Jaki jest szczyt bezczelności? Zagłosować na [tu wstaw nazwę nielubianej partii] i wyemigrować do Londynu.
Lub inna wersja: podpisać weksel in blanco i umrzeć.
W dobrym tonie jest informować rodzinę o swoich długach. Nie tyle za życia, ale koperta z informacją „otworzyć po mojej śmierci” będzie po tejże śmierci właśnie jak znalazł. Informacje tam zawarte powinny ułatwić rodzinie podjęcie racjonalnej decyzji na temat sposobu przyjęcia spadku.

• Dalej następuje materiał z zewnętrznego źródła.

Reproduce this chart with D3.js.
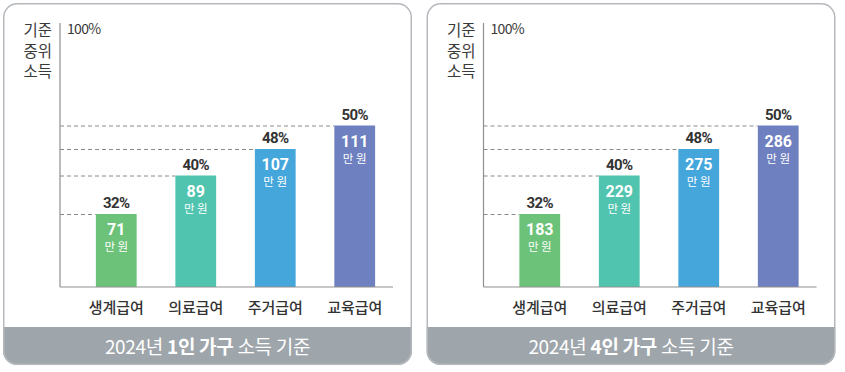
<!DOCTYPE html>
<html>
<head>
<meta charset="utf-8">
<script src="https://cdn.jsdelivr.net/npm/d3@7"></script>
<style>
  html, body { margin: 0; padding: 0; background: #fff; }
  svg { display: block; font-family: "Noto Sans CJK KR", "Noto Sans", sans-serif; }
  .num { font-family: Roboto, "Noto Sans", sans-serif; }
</style>
</head>
<body>
<svg id="chart" width="845" height="372"></svg>
<script>
// chart data
const categories = ["생계급여", "의료급여", "주거급여", "교육급여"];
const shares = [32, 40, 48, 50];             // % of median income
const amounts1 = [71, 89, 107, 111];         // 1인 가구, 만원
const amounts4 = [183, 229, 275, 286];       // 4인 가구, 만원
const households = ["1인 가구", "4인 가구"];
const axisTopLabel = "100%";
const axisTitle = ["기준", "중위", "소득"];
const unitLabel = "만 원";
const colors = ["#6cc279", "#50c4ae", "#45a6dc", "#6e80bf"];

const svg = d3.select("#chart");

const panelW = 409, panelH = 362, panelStep = 423.5;
const axisX = 57, axisTop = 20, baseY = 284, axisRight = 390;

// the original uses a stylised (not proportional) height for each share level,
// so the y scale is piecewise linear through those levels
const y = d3.scaleLinear()
  .domain([16].concat(shares))
  .range([baseY, 211, 172.5, 146, 122.5]);
const x = d3.scaleBand()
  .domain(categories)
  .range([73, 392])
  .paddingInner(0.487)
  .paddingOuter(0.25);

/** draws one rounded panel with its bars
 * @param {number} idx - panel index
 * @param {number[]} amounts - amounts in 만원 */
function drawPanel (idx, amounts) {
  const g = svg.append("g").attr("transform", "translate(" + (3 + idx * panelStep) + ",3)");
  const rows = categories.map((c, i) => ({ cat: c, share: shares[i], amount: amounts[i], color: colors[i] }));

  // footer band clipped to the rounded frame
  const clipId = "clip" + idx;
  g.append("clipPath").attr("id", clipId)
    .append("rect").attr("width", panelW).attr("height", panelH).attr("rx", 14);
  g.append("rect")
    .attr("width", panelW).attr("height", panelH).attr("rx", 14)
    .attr("fill", "#fff");
  g.append("rect")
    .attr("clip-path", "url(#" + clipId + ")")
    .attr("x", 0).attr("y", 324).attr("width", panelW).attr("height", panelH - 324)
    .attr("fill", "#9ea5ab");
  g.append("rect")
    .attr("x", 0.75).attr("y", 0.75).attr("width", panelW - 1.5).attr("height", panelH - 1.5).attr("rx", 13.5)
    .attr("fill", "none").attr("stroke", "#b4b8bc").attr("stroke-width", 1.5);

  const title = g.append("text")
    .attr("x", panelW / 2).attr("y", 351)
    .attr("text-anchor", "middle")
    .attr("fill", "#fff")
    .attr("font-size", 19)
    .attr("letter-spacing", -0.3);
  title.append("tspan").text("2024년 ");
  title.append("tspan").attr("font-weight", "bold").text(households[idx]);
  title.append("tspan").text(" 소득 기준");

  // axis title, stacked
  g.append("text")
    .attr("text-anchor", "end")
    .attr("fill", "#3a3a3a")
    .attr("font-size", 15.5)
    .selectAll("tspan")
    .data(axisTitle)
    .enter()
    .append("tspan")
    .attr("x", 49)
    .attr("y", (d, i) => 33 + i * 20.5)
    .text(d => d);

  g.append("text")
    .attr("x", axisX + 7).attr("y", 31)
    .attr("fill", "#3a3a3a")
    .attr("font-size", 14)
    .attr("letter-spacing", -0.7)
    .text(axisTopLabel);

  // dashed guide lines from the axis to each bar
  g.selectAll("line.guide")
    .data(rows)
    .enter()
    .append("line")
    .attr("class", "guide")
    .attr("x1", axisX).attr("x2", d => x(d.cat))
    .attr("y1", d => y(d.share) + 0.5).attr("y2", d => y(d.share) + 0.5)
    .attr("stroke", "#8a8a8a")
    .attr("stroke-width", 1)
    .attr("stroke-dasharray", "4,3");

  g.selectAll("rect.bar")
    .data(rows)
    .enter()
    .append("rect")
    .attr("class", "bar")
    .attr("x", d => x(d.cat))
    .attr("y", d => y(d.share))
    .attr("width", x.bandwidth())
    .attr("height", d => baseY - y(d.share))
    .attr("fill", d => d.color);

  // axes lines
  g.append("line")
    .attr("x1", axisX).attr("x2", axisX).attr("y1", axisTop).attr("y2", baseY)
    .attr("stroke", "#8f8f8f").attr("stroke-width", 1.2);
  g.append("line")
    .attr("x1", axisX).attr("x2", axisRight).attr("y1", baseY).attr("y2", baseY)
    .attr("stroke", "#8f8f8f").attr("stroke-width", 1.2);

  const cx = d => x(d.cat) + x.bandwidth() / 2;

  g.selectAll("text.share")
    .data(rows)
    .enter()
    .append("text")
    .attr("class", "share num")
    .attr("x", cx).attr("y", d => y(d.share) - 6)
    .attr("text-anchor", "middle")
    .attr("fill", "#333")
    .attr("font-size", 15)
    .attr("font-weight", "bold")
    .attr("letter-spacing", -0.6)
    .text(d => d.share + "%");

  g.selectAll("text.amount")
    .data(rows)
    .enter()
    .append("text")
    .attr("class", "amount num")
    .attr("x", cx).attr("y", d => y(d.share) + 21)
    .attr("text-anchor", "middle")
    .attr("fill", "#fff")
    .attr("font-size", 16)
    .attr("font-weight", "bold")
    .text(d => d.amount);

  g.selectAll("text.unit")
    .data(rows)
    .enter()
    .append("text")
    .attr("class", "unit")
    .attr("x", cx).attr("y", d => y(d.share) + 37)
    .attr("text-anchor", "middle")
    .attr("fill", "#fff")
    .attr("font-size", 11.5)
    .text(unitLabel);

  g.selectAll("text.cat")
    .data(rows)
    .enter()
    .append("text")
    .attr("class", "cat")
    .attr("x", cx).attr("y", 310)
    .attr("text-anchor", "middle")
    .attr("fill", "#333")
    .attr("font-size", 15)
    .attr("font-weight", 500)
    .text(d => d.cat);
}

drawPanel(0, amounts1);
drawPanel(1, amounts4);
</script>
</body>
</html>
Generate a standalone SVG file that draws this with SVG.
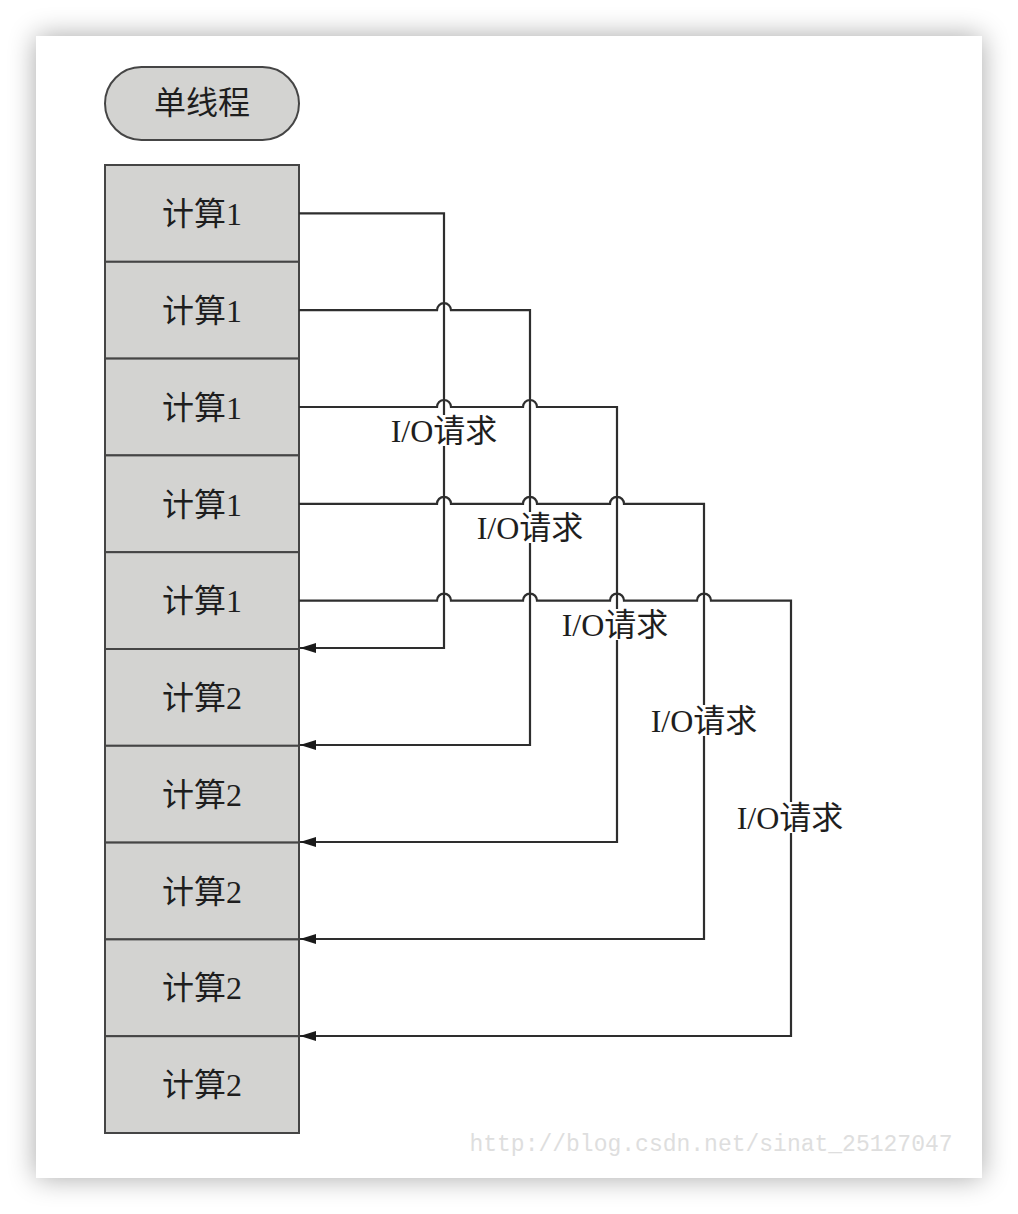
<svg xmlns="http://www.w3.org/2000/svg" width="1018" height="1214" viewBox="0 0 1018 1214">
<defs>
<filter id="sh" x="-10%" y="-10%" width="120%" height="120%">
<feGaussianBlur in="SourceAlpha" stdDeviation="14"/>
<feComponentTransfer><feFuncA type="linear" slope="0.35"/></feComponentTransfer>
<feMerge><feMergeNode/><feMergeNode in="SourceGraphic"/></feMerge>
</filter>
<marker id="ah" viewBox="0 0 16 10" refX="16" refY="5" markerWidth="16" markerHeight="10" markerUnits="userSpaceOnUse" orient="auto">
<path d="M0,0 L16,5 L0,10 Z" fill="#1a1a1a"/>
</marker>
</defs>
<style>
.box{fill:#d3d3d1;stroke:#454545;stroke-width:2}
.t{font-family:"Liberation Serif","Noto Sans CJK SC",serif;font-size:32px;fill:#1e1e1e;text-anchor:middle}
.lbl{font-family:"Liberation Serif","Noto Sans CJK SC",serif;font-size:32px;fill:#1e1e1e;text-anchor:middle}
.ln{fill:none;stroke:#2e2e2e;stroke-width:2.2}
.bg{fill:#fff}
</style>
<rect width="1018" height="1214" fill="#fff"/>
<rect x="36" y="36" width="946" height="1142" fill="#fff" filter="url(#sh)"/>
<text x="711" y="1151" font-family="Liberation Mono, monospace" font-size="23" fill="#dedede" text-anchor="middle">http://blog.csdn.net/sinat_25127047</text>

<g id="title"><rect x="105" y="67" width="194" height="73" rx="36.5" class="box"/><text x="202" y="114" class="t">单线程</text></g>

<g id="c1a"><rect x="105" y="165" width="194" height="96.8" class="box"/><text x="202" y="225" class="t">计算1</text></g>
<g id="c1b"><rect x="105" y="261.8" width="194" height="96.8" class="box"/><text x="202" y="322" class="t">计算1</text></g>
<g id="c1c"><rect x="105" y="358.6" width="194" height="96.8" class="box"/><text x="202" y="419" class="t">计算1</text></g>
<g id="c1d"><rect x="105" y="455.4" width="194" height="96.8" class="box"/><text x="202" y="516" class="t">计算1</text></g>
<g id="c1e"><rect x="105" y="552.2" width="194" height="96.8" class="box"/><text x="202" y="612" class="t">计算1</text></g>
<g id="c2a"><rect x="105" y="649" width="194" height="96.8" class="box"/><text x="202" y="709" class="t">计算2</text></g>
<g id="c2b"><rect x="105" y="745.8" width="194" height="96.8" class="box"/><text x="202" y="806" class="t">计算2</text></g>
<g id="c2c"><rect x="105" y="842.6" width="194" height="96.8" class="box"/><text x="202" y="903" class="t">计算2</text></g>
<g id="c2d"><rect x="105" y="939.4" width="194" height="96.8" class="box"/><text x="202" y="999" class="t">计算2</text></g>
<g id="c2e"><rect x="105" y="1036.2" width="194" height="96.8" class="box"/><text x="202" y="1096" class="t">计算2</text></g>

<g id="connectors">
<path class="ln" d="M299,213.4 H444 V648 H300" marker-end="url(#ah)"/>
<path class="ln" d="M299,310.2 H437 a7,7 0 0 1 14,0 H530 V745 H300" marker-end="url(#ah)"/>
<path class="ln" d="M299,407 H437 a7,7 0 0 1 14,0 H523 a7,7 0 0 1 14,0 H617 V842 H300" marker-end="url(#ah)"/>
<path class="ln" d="M299,503.8 H437 a7,7 0 0 1 14,0 H523 a7,7 0 0 1 14,0 H610 a7,7 0 0 1 14,0 H704 V939 H300" marker-end="url(#ah)"/>
<path class="ln" d="M299,600.6 H437 a7,7 0 0 1 14,0 H523 a7,7 0 0 1 14,0 H610 a7,7 0 0 1 14,0 H697 a7,7 0 0 1 14,0 H791 V1036 H300" marker-end="url(#ah)"/>
<g id="labels">
<rect x="389" y="415" width="110" height="31" class="bg"/><text x="444" y="442" class="lbl">I/O请求</text>
<rect x="475" y="512" width="110" height="31" class="bg"/><text x="530" y="539" class="lbl">I/O请求</text>
<rect x="560" y="609" width="110" height="31" class="bg"/><text x="615" y="636" class="lbl">I/O请求</text>
<rect x="649" y="705" width="110" height="31" class="bg"/><text x="704" y="732" class="lbl">I/O请求</text>
<rect x="735" y="802" width="110" height="31" class="bg"/><text x="790" y="829" class="lbl">I/O请求</text>
</g>
</g>
</svg>
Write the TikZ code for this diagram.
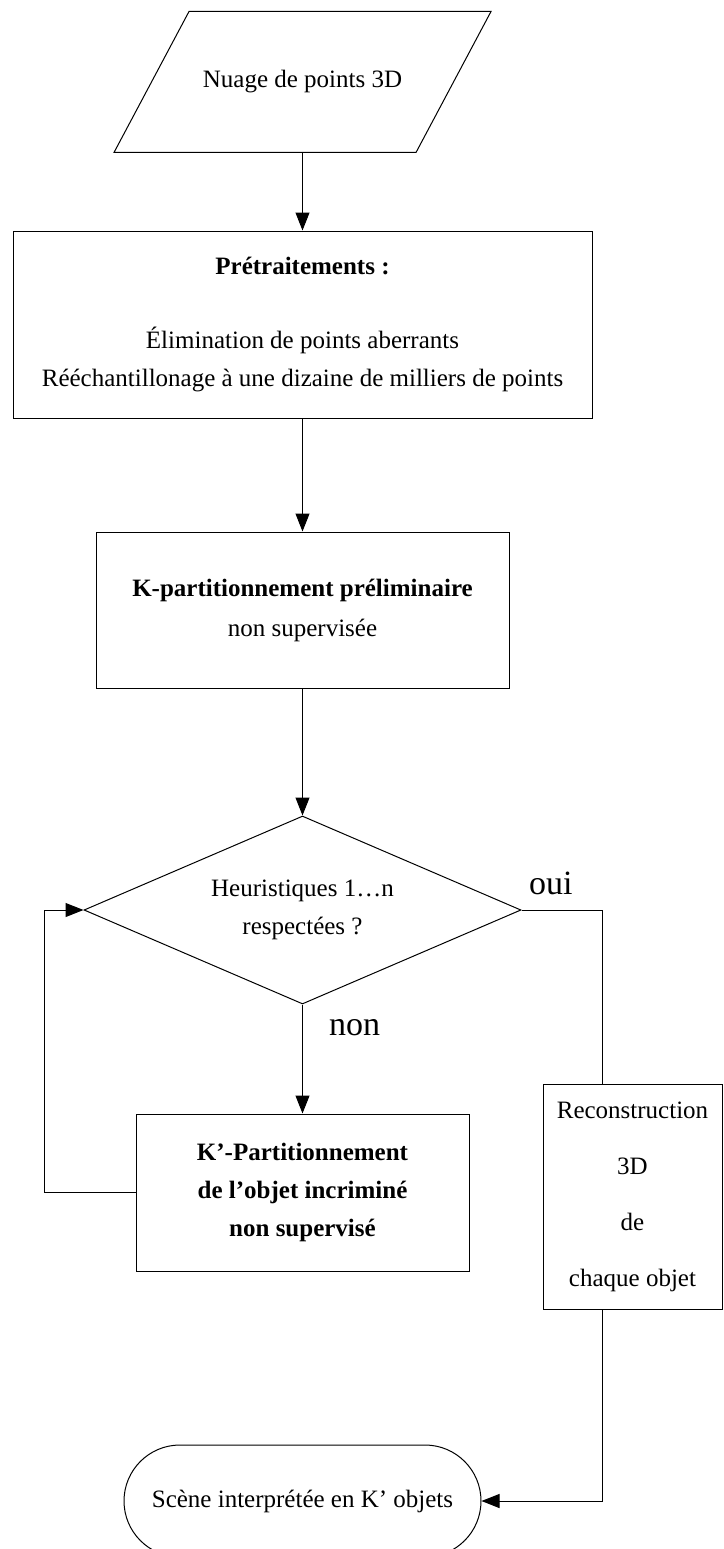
\documentclass[tikz,border=0pt]{standalone}
\usepackage{fontspec}
\setmainfont{Liberation Serif}
\usepackage{tikz}
\usetikzlibrary{shapes.geometric, arrows.meta, positioning, calc}

\begin{document}
\begin{tikzpicture}[
    line width=1pt,
    every node/.style={font=\fontsize{25pt}{38pt}\selectfont, inner sep=0pt},
    boite/.style={rectangle, draw, align=center},
    entree/.style={rectangle, minimum width=301pt, minimum height=140pt},
    test/.style={diamond, draw, align=center, aspect=2.32, minimum width=437pt, minimum height=188pt},
    terminal/.style={rectangle, draw, rounded corners=56pt, minimum width=357pt, minimum height=112pt},
    etiquette/.style={font=\fontsize{34pt}{40pt}\selectfont},
    fleche/.style={-{Triangle[width=14pt,length=18pt]}}
]
\useasboundingbox[fill=white] (0,0) rectangle (723pt,-1549pt);

\node[entree] (nuage) at (302.5pt,-82pt) {Nuage de points 3D};
% parallelogram round the input node
\draw ([xshift=37.5pt]nuage.north west) -- ([xshift=37.5pt]nuage.north east)
   -- ([xshift=-37.5pt]nuage.south east) -- ([xshift=-37.5pt]nuage.south west) -- cycle;
\node[boite, minimum width=579pt, minimum height=187pt, below=78pt of nuage] (pretrait)
    {\textbf{Prétraitements :}\\[36pt]
     Élimination de points aberrants\\
     Rééchantillonage à une dizaine de milliers de points};
\node[boite, minimum width=413pt, minimum height=156pt, below=113pt of pretrait] (kpart)
    {\textbf{K-partitionnement préliminaire}\\[2pt] non supervisée};
\node[test, below=127pt of kpart] (decision) {Heuristiques 1…n\\ respectées ?};
\node[boite, font=\fontsize{25pt}{38pt}\selectfont\bfseries, minimum width=333pt, minimum height=157pt, below=109pt of decision] (kprime)
    {K’-Partitionnement\\ de l’objet incriminé\\ non supervisé};

\coordinate[right=81pt of decision.east] (coude);
\node[boite, font=\fontsize{25pt}{56pt}\selectfont, minimum width=179pt, minimum height=225pt, below=174pt of coude, xshift=30pt] (recon)
    {Reconstruction\\ 3D\\ de\\ chaque objet};
\node[terminal, below=173pt of kprime] (fin) {Scène interprétée en K’ objets};

% labels
\node[etiquette, anchor=base west] (oui) at ([xshift=7pt, yshift=16pt]decision.east) {oui};
\node[etiquette, anchor=base west] (non) at ([xshift=26pt, yshift=-31pt]decision.south) {non};

\draw[fleche] (nuage) -- (pretrait);
\draw[fleche] (pretrait) -- (kpart);
\draw[fleche] (kpart) -- (decision);
\draw[fleche] (decision) -- (kprime);
\draw[fleche] (kprime.west) -- ++(-91pt,0) |- (decision.west);
\draw (decision.east) -- (coude) -- (coude |- recon.north);
\draw[fleche] (coude |- recon.south) |- (fin.east);

\end{tikzpicture}
\end{document}
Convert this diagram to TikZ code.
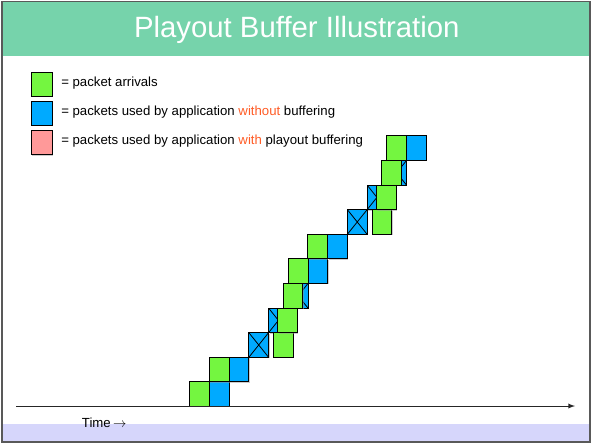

Jak to się ma do weksli? W przypadku weksli zupełnych (czyli zawierających w chwili podpisania wszystkie elementy, w szczególności kwotę do zapłaty i termin płatności) sprawa jest raczej prosta. Za weksel coś otrzymałeś – zapłaciłeś nim za fakturę, dostałeś pieniądze etc. Wystawiłeś weksel, w którym od początku zobowiązałeś się do zapłaty określonej sumy określonej osobie w określonym czasie. Po Twojej śmierci dług przejdzie na rodzinę, to normalne. Nawet jak rodzina nie będzie wiedziała za co płaci, to obiektywnie patrząc, nie czynisz jej krzywdy, sytuacja nie różni się bowiem niczym od odziedziczenia każdego innego zasadnego długu.
Niebezpiecznie zaczyna się robić, jeśli wystawiasz weksle in blanco, zwłaszcza weksle gołe. Jeśli na dodatek nie informujesz o tym fakcie rodziny (choćby pośmiertnie), to jesteś wyjątkowym skurczybykiem ;)
Wyobraź sobie, że po roku od śmierci Twojego spadkodawcy, przychodzi ktoś z wekslem i żąda zapłaty. Za co? Czy był to weksel in blanco? Czy został uzupełniony prawidłowo? Nic na ten temat nie wiesz. A obowiązek ewentualnego wykazania bezzasadności roszczenia spoczywa na Tobie.
Spójrz na to też z drugiej strony – wierzyciel cwaniak, wiedząc, że wystawca zmarł, wypełnia weksel na niezasadne roszczenie i kieruje je do spadkobierców, mając dużą szansę na to, że właśnie nie będą oni w stanie wykazać niezasadności roszczenia.
O takich przypadkach słyszę od czytelników regularnie. Na forum były przedstawiane niejednokrotnie.
Wystawiając weksel, pamiętaj o bliskich:
– pozwól, aby spadkobiercy dowiedzieli się o stanie Twoich długów po śmierci, zostaw w spadku kserokopie lub opisy wystawionych weksli, zwłaszcza jeśli są to weksle in blanco lub weksle zupełne na znaczące sumy. Pozostaw „w spadku” porozumienia wekslowe podpisane przez remitenta
– nie wystawiaj „weksli gołych” i weksli in blanco bez klauzuli „nie na zlecenie”.
Sto lat!
Akurat jak się nie wie, skąd się wziął weksel in blanco, to i klauzula nie na zlecenie pomoże niewiele.
@bartoszcze: fakt, bo i nie przed tym ma chronić ;) Tylko przed uniemożliwianiem podnoszenia słusznych zarzutów. I o ile jeśli sami wystawimy taki weksel a potem sami „niesłusznie” będziemy musieli za niego zapłacić, to już „nasz cyrk i nasze małpy”, ale narażać na takie ryzyko rodzinę już nie należy :)
Może nawet wystawienie weksla in blanco, powinno od razu skłaniać wystawcę do sporządzenia testamentu :)
W takim testamencie trzeba by poinformować możliwie najbardziej szczegółowo o kwestiach dotyczących weksli wystwionych przez potencjalnego spadkodawcę (wystawcę weksli własnych). Jest to przecież ostatnia szansa na „zamanifestowanie” oświadczenia woli wystawcy na temat tych weksli. Może te oświadczenie przyjąć formę nawet takiego załącznika do testamentu, sporządzonego pod podpisem obejmującym testament, tak żeby oświadczenie te nie wywoływało wątpliwości co do ważności i treści samego testamentu.